In healthcare, they are looking at ways of expanding human lifespan and making a difference to health is a key goal. They have hired some big hitters from the biotech industry to help them do this.

In robotics, driverless cars are probably their most well known venture. Their driverless cars have driven over two million miles without an accident that is the result of robot error. They haven't found a car manufacturer to take up their technology but they have pushed ahead testing prototypes.

Larry Williams:
What about some of their more outrageous ambitions?

Roger Garrett:
Larry Page has always said their company is unconventional but there are some strange ones where normal rules don't apply, for example mining asteroids.
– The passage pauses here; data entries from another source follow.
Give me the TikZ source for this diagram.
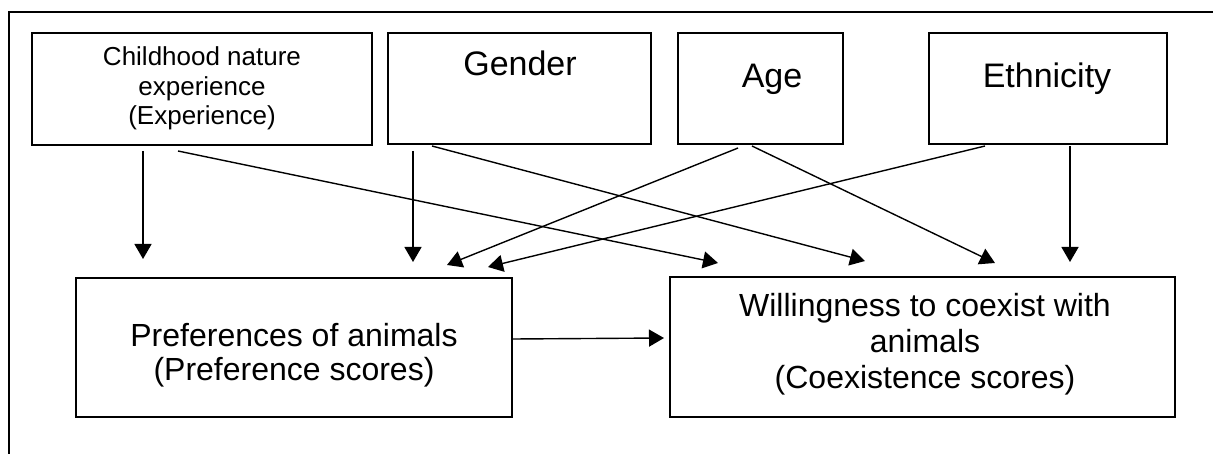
\documentclass[tikz,border=0pt]{standalone}
\usepackage{fontspec}
\setmainfont{Liberation Sans}
\usetikzlibrary{arrows.meta}
\begin{document}
\begin{tikzpicture}[x=1pt,y=-1pt,
  box/.style={draw, line width=2.2pt, inner sep=0pt},
  lbl/.style={inner sep=0pt, align=center, anchor=base},
  arr/.style={line width=1.4pt, -{Triangle[length=15pt,width=17pt]}},
  frame/.style={line width=1.4pt}]
\useasboundingbox (0,0) rectangle (1213,454);
% outer frame
\coordinate (fb) at (9,454);
\coordinate (fc) at (9,12);
\coordinate (fr) at (1213,12);
\draw[frame] (fb) -- (fc) -- (fr);
% boxes
\node[box, minimum width=340pt, minimum height=112pt] (exp) at (202,89) {};
\node[box, minimum width=263pt, minimum height=111pt] (gen) at (519.5,88.5) {};
\node[box, minimum width=165pt, minimum height=111pt] (age) at (760.5,88.5) {};
\node[box, minimum width=238pt, minimum height=111pt] (eth) at (1048,88.5) {};
\node[box, minimum width=436pt, minimum height=139pt] (pref) at (294,347.5) {};
\node[box, minimum width=505pt, minimum height=140pt] (will) at (922.5,347) {};
% labels (base = baseline of last line)
\node[lbl, font=\fontsize{26}{29.5}\selectfont] (expt) at (202,125) {Childhood nature\\experience\\(Experience)};
\node[lbl, font=\fontsize{34}{40}\selectfont] (gent) at (520,76) {Gender};
\node[lbl, font=\fontsize{34}{40}\selectfont] (aget) at (772,88) {Age};
\node[lbl, font=\fontsize{34}{40}\selectfont] (etht) at (1047,88) {Ethnicity};
\node[lbl, font=\fontsize{32}{34.5}\selectfont] (preft) at (294,381) {Preferences of animals\\(Preference scores)};
\node[lbl, font=\fontsize{32}{35.5}\selectfont] (willt) at (925,388) {Willingness to coexist with\\animals\\(Coexistence scores)};
% connector end points
\coordinate (s1) at (143,151);  \coordinate (t1) at (143,259);
\coordinate (s2) at (178,151);  \coordinate (t2) at (718,263);
\coordinate (s3) at (413,151);  \coordinate (t3) at (413,262);
\coordinate (s4) at (432,146);  \coordinate (t4) at (865,261);
\coordinate (s5) at (738,148);  \coordinate (t5) at (447,265);
\coordinate (s6) at (752,146);  \coordinate (t6) at (995,263);
\coordinate (s7) at (985,146);  \coordinate (t7) at (488,267);
\coordinate (s8) at (1070,146); \coordinate (t8) at (1070,262);
\coordinate (s9) at ([yshift=8.5pt]pref.east); \coordinate (t9) at (664,338);
\draw[arr] (s1) -- (t1);
\draw[arr] (s2) -- (t2);
\draw[arr] (s3) -- (t3);
\draw[arr] (s4) -- (t4);
\draw[arr] (s5) -- (t5);
\draw[arr] (s6) -- (t6);
\draw[arr] (s7) -- (t7);
\draw[arr] (s8) -- (t8);
\draw[arr] (s9) -- (t9);
\end{tikzpicture}
\end{document}
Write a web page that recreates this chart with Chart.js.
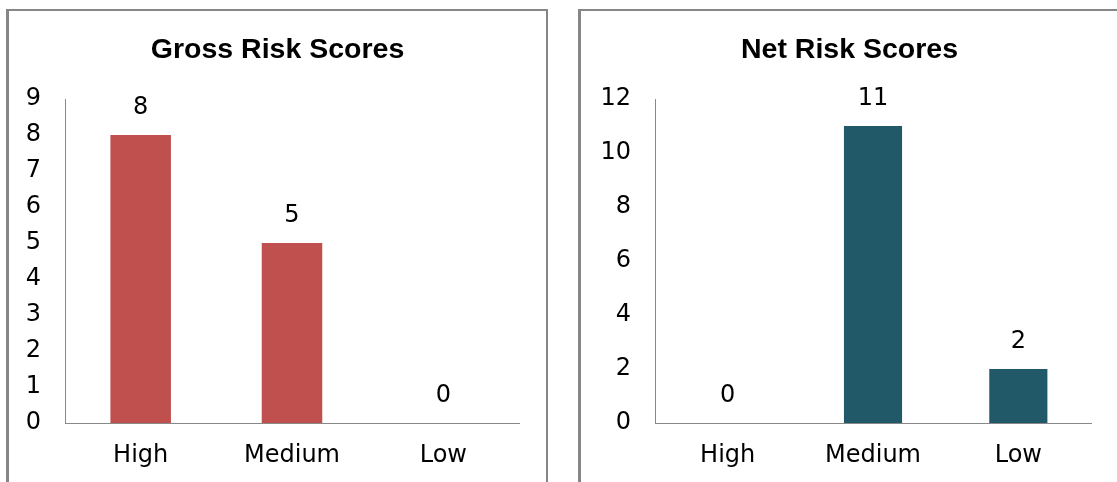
<!DOCTYPE html>
<html>
<head>
<meta charset="utf-8">
<script src="https://cdn.jsdelivr.net/npm/chart.js@4"></script>
<style>
  html, body { margin: 0; padding: 0; background: #fff; overflow: hidden; }
  .panel { position: absolute; top: 9px; width: 542px; height: 480px; box-sizing: border-box;
           border: 2px solid #868686; border-left-width: 3px; background: #fff; }
  .panel canvas { display: block; }
  #p1 { left: 6px; }
  #p2 { left: 578px; }
</style>
</head>
<body>
<div class="panel" id="p1"><canvas id="gross" width="537" height="476"></canvas></div>
<div class="panel" id="p2"><canvas id="net" width="537" height="476"></canvas></div>
<script>
// risk score summary — two small bar charts side by side
const categories = ['High', 'Medium', 'Low'];
const grossScores = [8, 5, 0];
const netScores = [0, 11, 2];
const grossMax = 9, grossStep = 1;
const netMax = 12, netStep = 2;

const TICK_FONT = { family: 'DejaVu Sans', size: 24 };

// value labels above each bar + panel title centred on the whole canvas
const valueLabels = {
  id: 'valueLabels',
  afterDatasetsDraw(chart, args, opts) {
    const ctx = chart.ctx;
    ctx.save();
    ctx.font = `${TICK_FONT.size}px "${TICK_FONT.family}"`;
    ctx.fillStyle = '#000';
    ctx.textAlign = 'center';
    ctx.textBaseline = 'middle';
    chart.getDatasetMeta(0).data.forEach((bar, i) => {
      const v = chart.data.datasets[0].data[i];
      ctx.fillText(String(v), bar.x, bar.y - 27);
    });
    ctx.font = 'bold 28.5px "Liberation Sans"';
    ctx.fillText(opts.title, chart.width / 2, 39);
    ctx.restore();
  }
};

function drawRiskChart(id, title, values, color, max, step) {
  return new Chart(document.getElementById(id), {
    type: 'bar',
    data: {
      labels: categories,
      datasets: [{ data: values, backgroundColor: color, borderWidth: 0,
                   barPercentage: 0.4, categoryPercentage: 1 }]
    },
    options: {
      responsive: false,
      animation: false,
      layout: { padding: { left: 0, right: 27, top: 88, bottom: 0 } },
      plugins: {
        legend: { display: false },
        tooltip: { enabled: false },
        title: { display: false },
        valueLabels: { title: title }
      },
      scales: {
        x: {
          grid: { display: false, drawTicks: false },
          border: { display: true, color: '#898989', width: 1 },
          ticks: { color: '#000', font: TICK_FONT, padding: 18, maxRotation: 0 },
          afterFit(s) { s.height = 64; }
        },
        y: {
          min: 0, max: max,
          grid: { display: false, drawTicks: false },
          border: { display: true, color: '#898989', width: 1 },
          ticks: { stepSize: step, color: '#000', font: TICK_FONT, padding: 24 },
          afterFit(s) { s.width = id === 'gross' ? 56 : 74; }
        }
      }
    },
    plugins: [valueLabels]
  });
}

drawRiskChart('gross', 'Gross Risk Scores', grossScores, '#C0504D', grossMax, grossStep);
drawRiskChart('net', 'Net Risk Scores', netScores, '#215968', netMax, netStep);
</script>
</body>
</html>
There is also Project loon that was trialled in New Zealand and puts a fleet of balloons into the stratosphere allowing internet access to be beamed to remote areas. This venture is pretty close to reality and Sri Lanka has actually committed in principle to this. And we know not all their projects will work — Google glass was a high profile failure because of a huge backlash over privacy.

Larry Williams:
So overall this is a good move by the Google founders?

Roger Garrett:
Yes, I believe so. They have recently appointed a new CFO who will act as CFO for both Google and Alphabet. She has bought a much needed financial discipline to the company both in terms of controlling costs and capital spending. As investors get a clearer idea of the profitability of the individual businesses that should allow them to better determine whether they are spending the considerable cash flow wisely.